Sinto uma obrigação social de usar taxis, assim como comer em tascos e beber copos nos ultimos bares manhosos do Cais do Sodré.
Protejo um estilo de vida. É como proteger o cante alentejano, a janela do Convento de Cristo ou os travesseiros da Piriquita, mas acusam alguns, menos glamorouso.
Eu uso taxis todas as semanas, redistribuindo o dinheiro que podia gastar num carro e em gasolina, mas onde gastaria a minha paciência. É a minha versão privada de trickle-down-enconomics, no fundo. É parecida com a original, mas envolve várias dimensões para além da económica: há também uma transmissão de conhecimento, de ignorância e de poesia de andaime. No fim, fico eu a ganhar, como na teoria original.
Mas infelizmente, os taxistas estão a deixar de ter piada.
Estão a usar aplicações. São a única parte dentro de um taxi instalada depois de 1995. Como tal distraem-nos, tomam-lhes o foco. Perdem-se. Esquecem-se de ligar o taximetro. Esquecem-se do essencial, falar doutra coisa que não a aplicação - para isso tenho os gajos do Uber - e sofrem.
A pouco e pouco, fui perdendo os longos diálogos com os taxistas onde aprendia sobre a sua mitologia, os ritos, as celebrações: as histórias de juizes poderosos de lá da terra. Dos brutos GNR's do tempo da outra senhora, da tropa, do ultramar e de Lourenço Marques-nunca-Maputo e as histórias de gajas, sempre.

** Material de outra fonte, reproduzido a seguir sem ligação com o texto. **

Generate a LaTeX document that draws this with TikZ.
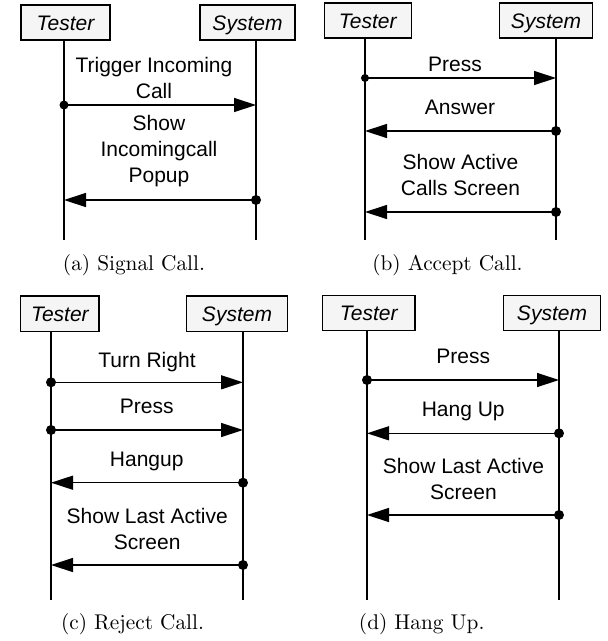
\documentclass[tikz,border=0pt]{standalone}
\usepackage{fontspec}
\newfontfamily\arialf{Liberation Sans}
\usetikzlibrary{arrows.meta}
\tikzset{
  actor/.style={draw, line width=1.3pt, fill=gray!8, inner sep=0pt, minimum height=35pt,
    text height=15pt, text depth=0pt,
    font=\arialf\itshape\fontsize{21}{25}\selectfont},
  lbl/.style={inner sep=0pt, align=center, font=\arialf\fontsize{21}{26}\selectfont},
  life/.style={line width=1.3pt},
  msg/.style={line width=1.3pt, -{Triangle[length=22pt,width=14pt]}},
  subcap/.style={inner sep=0pt, anchor=base},
}
\newcommand\capt[1]{\scalebox{2.13}{\fontsize{10}{12}\selectfont #1}}
\begin{document}
\begin{tikzpicture}[x=1pt,y=-1pt]
\useasboundingbox (0,0) rectangle (608,641);
% ---------------- (a)
\node[actor, minimum width=89pt] (TA) at (65.5,22.5) {Tester};
\node[actor, minimum width=95pt] (SA) at (247.5,22.5) {System};
\coordinate (tA) at (64,240);
\coordinate (sA) at (256,240);
\draw[life] (TA.south -| tA) -- (tA);
\draw[life] (SA.south -| sA) -- (sA);
\node[lbl] (la1) at (154,77.9) {Trigger Incoming\\Call};
\draw[msg] (tA |- 0,105) -- (sA |- 0,105);
\fill (tA |- 0,105) circle (4.5pt);
\node[lbl] (la2) at (159,151.2) {Show\\Incomingcall\\Popup};
\draw[msg] (sA |- 0,200) -- (tA |- 0,200);
\fill (sA |- 0,200) circle (5pt);
\node[subcap] (ca) at (134,270) {\capt{(a) Signal Call.}};
% ---------------- (b)
\node[actor, minimum width=87pt] (TB) at (367.7,20.5) {Tester};
\node[actor, minimum width=92.6pt] (SB) at (546,20.5) {System};
\coordinate (tB) at (365,240);
\coordinate (sB) at (556,240);
\draw[life] (TB.south -| tB) -- (tB);
\draw[life] (SB.south -| sB) -- (sB);
\node[lbl] (lb1) at (455,64) {Press};
\draw[msg] (tB |- 0,78) -- (sB |- 0,78);
\fill (tB |- 0,78) circle (4pt);
\node[lbl] (lb2) at (460,107.4) {Answer};
\draw[msg] (sB |- 0,131) -- (tB |- 0,131);
\fill (sB |- 0,131) circle (5pt);
\node[lbl] (lb3) at (460.5,174.9) {Show Active\\Calls Screen};
\draw[msg] (sB |- 0,212) -- (tB |- 0,212);
\fill (sB |- 0,212) circle (5pt);
\node[subcap] (cb) at (447.5,270) {\capt{(b) Accept Call.}};
% ---------------- (c)
\node[actor, minimum width=78.3pt, minimum height=35.7pt] (TC) at (59.9,313.9) {Tester};
\node[actor, minimum width=100.6pt, minimum height=35.7pt] (SC) at (237,313.9) {System};
\coordinate (tC) at (51,600);
\coordinate (sC) at (243,600);
\draw[life] (TC.south -| tC) -- (tC);
\draw[life] (SC.south -| sC) -- (sC);
\node[lbl] (lc1) at (147,361.9) {Turn Right};
\draw[msg] (tC |- 0,382.3) -- (sC |- 0,382.3);
\fill (tC |- 0,382.3) circle (5pt);
\node[lbl] (lc2) at (146.7,406.4) {Press};
\draw[msg] (tC |- 0,430) -- (sC |- 0,430);
\fill (tC |- 0,430) circle (5pt);
\node[lbl] (lc3) at (146.7,461.2) {Hangup};
\draw[msg] (sC |- 0,482.7) -- (tC |- 0,482.7);
\fill (sC |- 0,482.7) circle (5pt);
\node[lbl] (lc4) at (147.2,528.5) {Show Last Active\\Screen};
\draw[msg] (sC |- 0,565) -- (tC |- 0,565);
\fill (sC |- 0,565) circle (5pt);
\node[subcap] (cc) at (132.5,629.3) {\capt{(c) Reject Call.}};
% ---------------- (d)
\node[actor, minimum width=92.7pt] (TD) at (368.7,313.2) {Tester};
\node[actor, minimum width=97.4pt] (SD) at (552,313.2) {System};
\coordinate (tD) at (367,600);
\coordinate (sD) at (559,600);
\draw[life] (TD.south -| tD) -- (tD);
\draw[life] (SD.south -| sD) -- (sD);
\node[lbl] (ld1) at (463.2,356.4) {Press};
\draw[msg] (tD |- 0,380) -- (sD |- 0,380);
\fill (tD |- 0,380) circle (5pt);
\node[lbl] (ld2) at (463.2,411.2) {Hang Up};
\draw[msg] (sD |- 0,433.3) -- (tD |- 0,433.3);
\fill (sD |- 0,433.3) circle (5pt);
\node[lbl] (ld3) at (463.5,478.5) {Show Last Active\\Screen};
\draw[msg] (sD |- 0,515) -- (tD |- 0,515);
\fill (sD |- 0,515) circle (5pt);
\node[subcap] (cd) at (421.7,629.3) {\capt{(d) Hang Up.}};
\end{tikzpicture}
\end{document}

Ver as redes sociais a discutir Bolsonaro e o Ronaldo e deixar de denunciar a apropriação do que era apenas do domínio dos taxistas é grave. É mais um ataque a quem vê o seu estilo de vida ameaçado todos os dias. A opinião sobre putas que antes ouviria de um taxista entre um serviço de Santa Apolónia até Santos, ouço-a agora no conforto do meu lar, no telemóvel, vinda de uma dona-de-casa amiga da minha tia ou de um tipo que até estudou com quem trabalhei em 2001 e que parecia normal. Nunca mais ouvi um taxista a apontar como o problema sexual da gaja do carro da frente lhe afecta a condução e a solicitude com que ele o resolveria de bom grado. Muitos, como eu, estão a deixar de debater estes temas com os taxistas e a afastarem-nos do progresso alcançado na ultima década, quando as putas e stripers dos reality shows portugueses passaram a ver mulheres-poderosas e mulheres-independentes. Ouvir um taxista perguntar "o que acha da Daniela? aquela mulher leva tudo à frente!" é histórico. Tudo isso foi fruto do trabalho emocional feito com taxistas, diariamente, por activistas como eu, prontos a diminuir a distância gigante que separa o banco da frente do banco de trás e a desafiar o status quo e a perguntar: tão ladrão é o que vai à horta como o que fica à porta? se aceitar fazer um serviço a um preto, é mais ou menos prejudicado do que se o fizer a um cigano? um gajo rico rouba mais ou menos que um pobre? As putas devem passar recibo ou não? Se um taxista não passa recibo, está a fazer como as putas?
É por isto que apelo à razão e em concreto, à contenção: se as redes sociais promoverem temas controversos e opiniões politicamente incorrectas, lembrem-se onde e a quem pertencem: dentro dos táxis, com os taxistas.